Tributes pour for pioneering sexual health advocate David Stuart

News broke today that leading UK sexual health campaigner, support worker and researcher David Stuart has passed away and the ripples are being felt around the world.

Stuart had served as the Substance Misuse Lead at London’s world renowned HIV-specialist sexual health clinic 56 Dean Street for eight years, spreading his knowledge to global communities.

56 Dean Street shared the sad news online today, honouring Stuart’s work over the years.

“David is known and respected internationally for his tireless work with Gay, Bi and Queer communities which he did with passion, empathy and kindness,” the clinic published to Facebook.

“His work with our patients has undoubtedly saved many lives and his loss immeasurable.”

Stuart was also featured in the 2016 documentary Chemsex, where he shared his expertise of tackling the intersection of drug use and sex.

“Chemsex will inevitably go hand in hand with moral judgments, personal beliefs about problematic drug use vs non-problematic use, personal beliefs about what safe sex is, about the politics of sex-positivity etc etc,” Stuart told OUTinPerth in 2016.

“Some of this discussion will unravel some of the concepts we hold about gay life, gay sex and health promotion; and we may not be ready to be unraveled.”

“Sexual health clinics play a huge part in many gay men’s lives, and within our communities,” Stuart said of his work.

“We have to honor that responsibility, learn from the needs of our communities, especially during changing times like these – and be so much more than a clinic that picks up the pieces after mistakes have been made, but be fully participatory members of a thriving, changing community.”

David’s loss has been felt in queer and sexual health promotion circles around the world, including here in Australia.
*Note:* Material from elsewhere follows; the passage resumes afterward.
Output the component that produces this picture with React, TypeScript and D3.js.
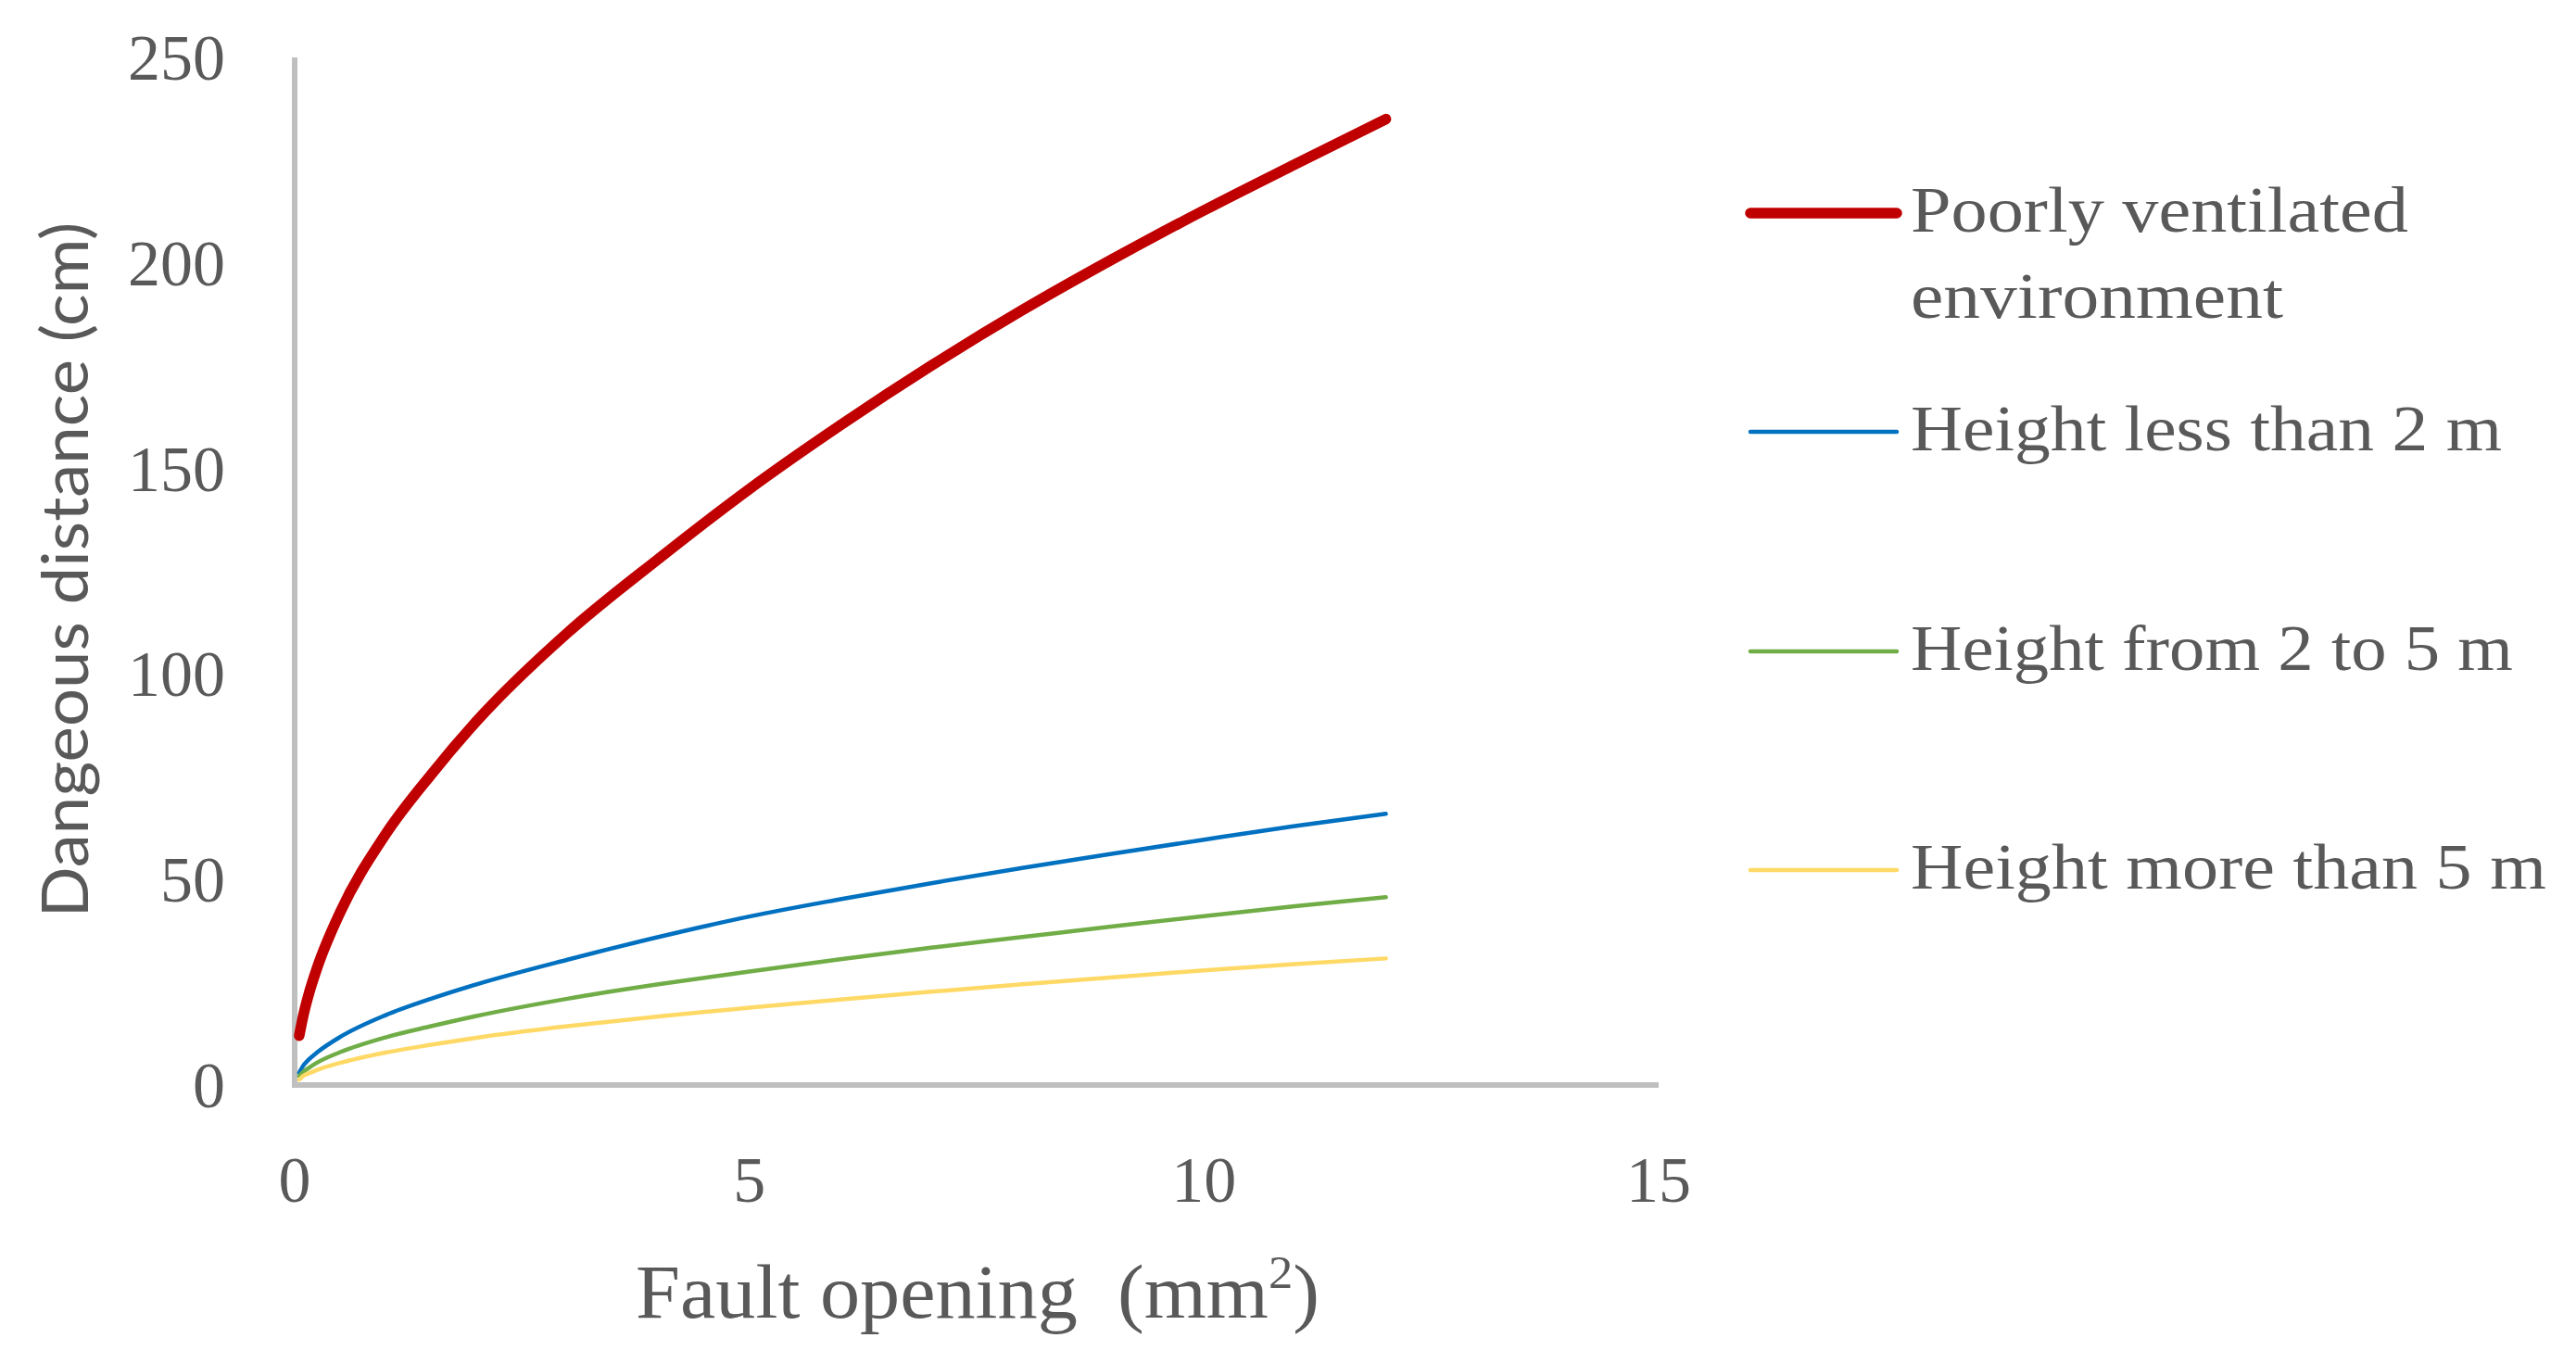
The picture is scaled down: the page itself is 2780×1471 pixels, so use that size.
import * as d3 from 'd3';

// values
const openings = [0.05, 0.1, 0.15, 0.25, 0.5, 1, 1.5, 2, 3, 4, 5, 6, 7, 8, 9, 10, 11, 12];
const poorlyVentilated = [12, 17.4, 21.7, 28.7, 42, 61, 75.5, 88.5, 110, 128, 145, 160.5, 175, 188.5, 201, 212.8, 224, 235];
const lessThan2 = [3, 4.9, 6.1, 8, 11.7, 17, 21, 24.5, 30.5, 36, 41, 45.2, 49.1, 52.8, 56.3, 59.7, 63, 66];
const from2to5 = [2.2, 3.3, 4.1, 5.5, 8, 11.6, 14.3, 16.8, 21, 24.5, 27.6, 30.6, 33.4, 36, 38.6, 41.1, 43.5, 45.7];
const moreThan5 = [1.3, 2.3, 2.8, 3.7, 5.4, 7.9, 9.8, 11.5, 14.3, 16.7, 18.8, 20.8, 22.7, 24.5, 26.2, 27.9, 29.4, 30.8];

const xTicks = [0, 5, 10, 15];
const yTicks = [0, 50, 100, 150, 200, 250];

const series = [
  { name: ['Poorly ventilated', 'environment'], values: poorlyVentilated, color: '#C00000', width: 11.5, textLen: [537, 402] },
  { name: ['Height less than 2 m'], values: lessThan2, color: '#0070C0', width: 4.5, textLen: [638] },
  { name: ['Height from 2 to 5 m'], values: from2to5, color: '#70AD47', width: 4.5, textLen: [650] },
  { name: ['Height more than 5 m'], values: moreThan5, color: '#FFD966', width: 4.5, textLen: [686] },
];
const legendY = [230, 466, 703, 939];

const W = 2780;
const H = 1471;
const left = 318;
const right = 1790;
const top = 62;
const bottom = 1171;
const grey = '#595959';
const serif = '"Liberation Serif", "DejaVu Serif", serif';

export default function App() {
  const x = d3.scaleLinear().domain([0, 15]).range([left, right]);
  const y = d3.scaleLinear().domain([0, 250]).range([bottom, top]);

  const line = d3.line<number>()
    .x((_, i) => x(openings[i]))
    .y(d => y(d))
    .curve(d3.curveMonotoneX);

  return (
    <svg width={W} height={H} style={{ position: 'absolute', left: 0, top: 0, background: '#fff' }}>
      {/* axes */}
      <line x1={left} x2={left} y1={top} y2={bottom + 3} stroke="#BFBFBF" strokeWidth={6} />
      <line x1={left - 3} x2={right} y1={bottom} y2={bottom} stroke="#BFBFBF" strokeWidth={6} />

      {yTicks.map(t => (
        <text key={t} x={243} y={y(t) + 24} textAnchor="end" fontFamily={serif} fontSize={70} fill={grey}>
          {t}
        </text>
      ))}
      {xTicks.map(t => (
        <text key={t} x={x(t)} y={1297} textAnchor="middle" fontFamily={serif} fontSize={70} fill={grey}>
          {t}
        </text>
      ))}

      <text
        transform={`translate(95, 615) rotate(-90)`}
        textAnchor="middle"
        fontFamily='Lato, "Open Sans", sans-serif'
        fontSize={70}
        fill={grey}
        textLength={751}
        lengthAdjust="spacingAndGlyphs"
      >
        Dangeous distance (cm)
      </text>

      <text x={1055} y={1422} textAnchor="middle" fontFamily={serif} fontSize={82} fill={grey}
        textLength={738} lengthAdjust="spacingAndGlyphs" style={{ whiteSpace: 'pre' }}>
        {'Fault opening  (mm'}
        <tspan fontSize={50} dy={-32}>2</tspan>
        <tspan dy={32}>)</tspan>
      </text>

      {/* curves */}
      {series.map(s => (
        <path key={s.name[0]} d={line(s.values) ?? ''} fill="none" stroke={s.color}
          strokeWidth={s.width} strokeLinecap="round" strokeLinejoin="round" />
      ))}

      {/* legend */}
      {series.map((s, i) => (
        <g key={s.name[0]}>
          <line x1={1889} x2={2047} y1={legendY[i]} y2={legendY[i]} stroke={s.color}
            strokeWidth={s.width} strokeLinecap="round" />
          {s.name.map((n, j) => (
            <text key={n} x={2062} y={legendY[i] + 20 + j * 93} fontFamily={serif} fontSize={70} fill={grey}
              textLength={s.textLen[j]} lengthAdjust="spacingAndGlyphs">
              {n}
            </text>
          ))}
        </g>
      ))}
    </svg>
  );
}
Victoria’s LGBTQIA+ health organisation Thorne Harbour Health has joined HIV Ireland, Pride in London and The Institute of Many founder Nic Holas are just some of the organisations and individuals sharing how Stuart’s work had affected their work and lives.

“David’s love for his community drove everything he did,” Nic Holas said.

“Against all odds he fought to help queer people in London and around the world. Thinking of his family, his work family, and the many, many people whose lives he touched.”